In spite of its dominating presence across the Universe, little is known about the medium's typical structure, making it difficult to discern where the edge of one cosmic campfire stops and the next begins.

A new investigation of a single galaxy roughly 270 million light years away has revealed interactions between the circumgalactic medium (CGM) and the galaxy's radiant disc that help define a boundary, one that suggests our own galaxy could stretch farther than we imagined.

If so, the implications could very well mean that the Milky Way's long predicted future collision with the Andromeda galaxy may have already commenced – at least in terms of the two circumgalactic mediums beginning to intersect.

Astronomers from Australia and the US used the highly sensitive Keck Cosmic Web Imager to capture a handful of images centered on the relatively tiny spiral galaxy IRAS 08339+6517 (IRAS08 for short).

Most previous studies on the CGM have taken advantage of the illumination delivered by feeding black holes in even more distant background galaxies. Though the bright light can reveal plenty of detail within the medium, its tight beam limits findings to a tiny portion of the halo.

By capturing a far broader sweep of space some 90,000 light years beyond the edges of the galaxy's glowing disc, the team could analyze tell-tale changes in the medium's makeup.

Some of the field's images featured the thread of neutral hydrogen gas connecting IRAS08 with an even smaller neighbor via the cosmic web, so it's little surprise that the team measured plenty of hydrogen drifting about in the vacuum.

What was unexpected was finding hydrogen stripped of its electrons far beyond the cosmic threads of gas mixed with another, far heavier element – oxygen.

"We found it everywhere we looked, which was really exciting and kind of surprising," says lead author Nikole Nielsen, an astrophysicist from Swinburne University in Australia.

Floating about in the intergalactic nothingness, atoms really only have two sources of heating. One is the pale starlight of far-distant galaxies. The other is an occasional run-in with another atom.
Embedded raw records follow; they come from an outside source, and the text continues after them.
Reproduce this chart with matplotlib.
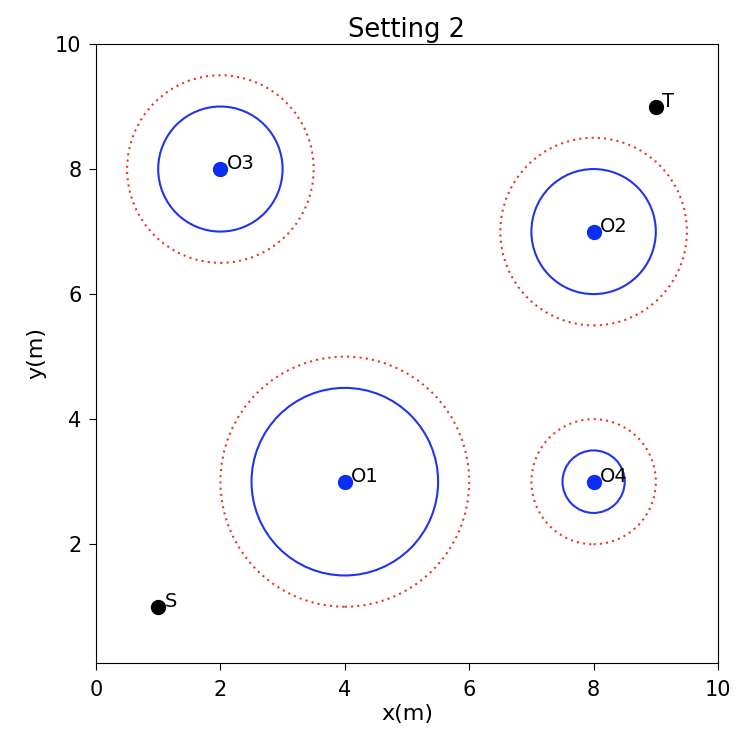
import matplotlib
matplotlib.use("Agg")
import matplotlib.pyplot as plt
from matplotlib.patches import Circle

names = ["O1", "O2", "O3", "O4"]
obs_x = [4, 8, 2, 8]
obs_y = [3, 7, 8, 3]
obs_r = [1.5, 1.0, 1.0, 0.5]
safe_r = [2.0, 1.5, 1.5, 1.0]
start = (1, 1)
target = (9, 9)

fig = plt.figure(figsize=(7.38, 7.32), dpi=100)
ax = fig.add_axes([96/738, 1 - 663/732, 622/738, 619/732])

for n, x, y, r, sr in zip(names, obs_x, obs_y, obs_r, safe_r):
    ax.add_patch(Circle((x, y), r, fill=False, edgecolor="#2233ee", lw=1.5))
    ax.add_patch(Circle((x, y), sr, fill=False, edgecolor="#ee3322", lw=1.5, linestyle=(0, (1, 2))))
    ax.plot(x, y, "o", color="#0a2ef5", markersize=10)
    ax.text(x + 0.1, y, n, fontsize=14)

ax.plot(*start, "o", color="black", markersize=10)
ax.text(start[0] + 0.1, start[1], "S", fontsize=14)
ax.plot(*target, "o", color="black", markersize=10)
ax.text(target[0] + 0.1, target[1], "T", fontsize=14)

ax.set_xlim(0, 10)
ax.set_ylim(0.1, 10)
ax.set_xticks([0, 2, 4, 6, 8, 10])
ax.set_yticks([2, 4, 6, 8, 10])
ax.tick_params(axis="x", labelsize=15, length=5, pad=7)
ax.tick_params(axis="y", labelsize=15, length=5, pad=5.5)
ax.set_xlabel("x(m)", fontsize=16, labelpad=3)
ax.set_ylabel("y(m)", fontsize=16, labelpad=6)
ax.set_title("Setting 2", fontsize=18.5, pad=5)

fig.savefig("out.png", dpi=100)
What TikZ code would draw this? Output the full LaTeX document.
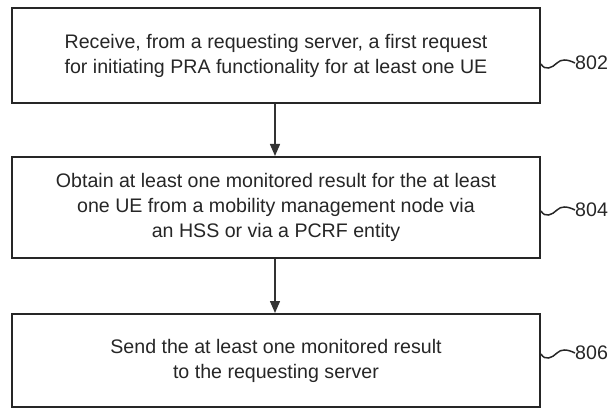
\documentclass[tikz,border=0pt]{standalone}
\usepackage{fontspec}
\setmainfont{Liberation Sans}
\usetikzlibrary{arrows.meta}
\begin{document}
\begin{tikzpicture}[x=1pt,y=-1pt,
  stepbox/.style={draw=black!85, line width=2pt, rectangle, minimum width=528pt, align=center, inner sep=0pt,
    font=\fontsize{19.6}{25}\selectfont, text=black!85},
  flow/.style={draw=black!80, line width=1.4pt, -{Triangle[length=12pt,width=10pt]}},
  wave/.style={draw=black!85, line width=1.5pt},
  reflabel/.style={font=\fontsize{19.6}{22}\selectfont, text=black!85, anchor=west, inner sep=0pt}]
\useasboundingbox (0,0) rectangle (616,409);
\node[stepbox, minimum height=95pt] (b1) at (276,55.5)
  {Receive, from a requesting server, a first request\\for initiating PRA functionality for at least one UE};
\node[stepbox, minimum height=101pt] (b2) at (276,207.5)
  {Obtain at least one monitored result for the at least\\one UE from a mobility management node via\\an HSS or via a PCRF entity};
\node[stepbox, minimum height=93pt] (b3) at (276,360.5)
  {Send the at least one monitored result\\to the requesting server};
\draw[flow] (b1.south -| 275,0) -- (b2.north -| 275,0);
\draw[flow] (b2.south -| 275,0) -- (b3.north -| 275,0);
\foreach \n/\L/\t in {1/63/802,2/210/804,3/353/806}{
  \node[reflabel] (l\n) at (575,\L) {\t};
  \coordinate (w\n) at (541,\L+1);
  \draw[wave] (w\n) .. controls (545,\L+8) and (552,\L+5) .. (557,\L) .. controls (561,\L-4) and (567,\L-4) .. (l\n.west);
}
\end{tikzpicture}
\end{document}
Both can be calculated to estimate a pattern of ionization expected of a mix of hydrogen and oxygen.

Using the spectral data in the scattering of images, the researchers mapped changes in the density of ionization on a scale of a few thousand light years, identifying a gently fading zone of influence by IRAS08's own starlight.

"In the CGM, the gas is being heated by something other than typical conditions inside galaxies, this likely includes heating from the diffuse emissions from the collective galaxies in the Universe and possibly some contribution is due to shocks," says Nielsen.

"It's this interesting change that is important and provides some answers to the question of where a galaxy ends."

The discovery not only better defines what a galaxy is, but also how the sprawl of smoke and campfires across the Universe combine and evolve over the eons.

Sitting deep within the Milky Way, it's hard to get a good measure on the limits of where our own galactic boundaries peter out. Generalizing the findings, we could imagine the surrounding expanse of gas warmed by our stars may already be mingling with the halo belonging to our nearest neighbor.

"It's highly likely that the CGMs of our own Milky Way and Andromeda are already overlapping and interacting," says Nielsen.

This research was published in Nature Astronomy.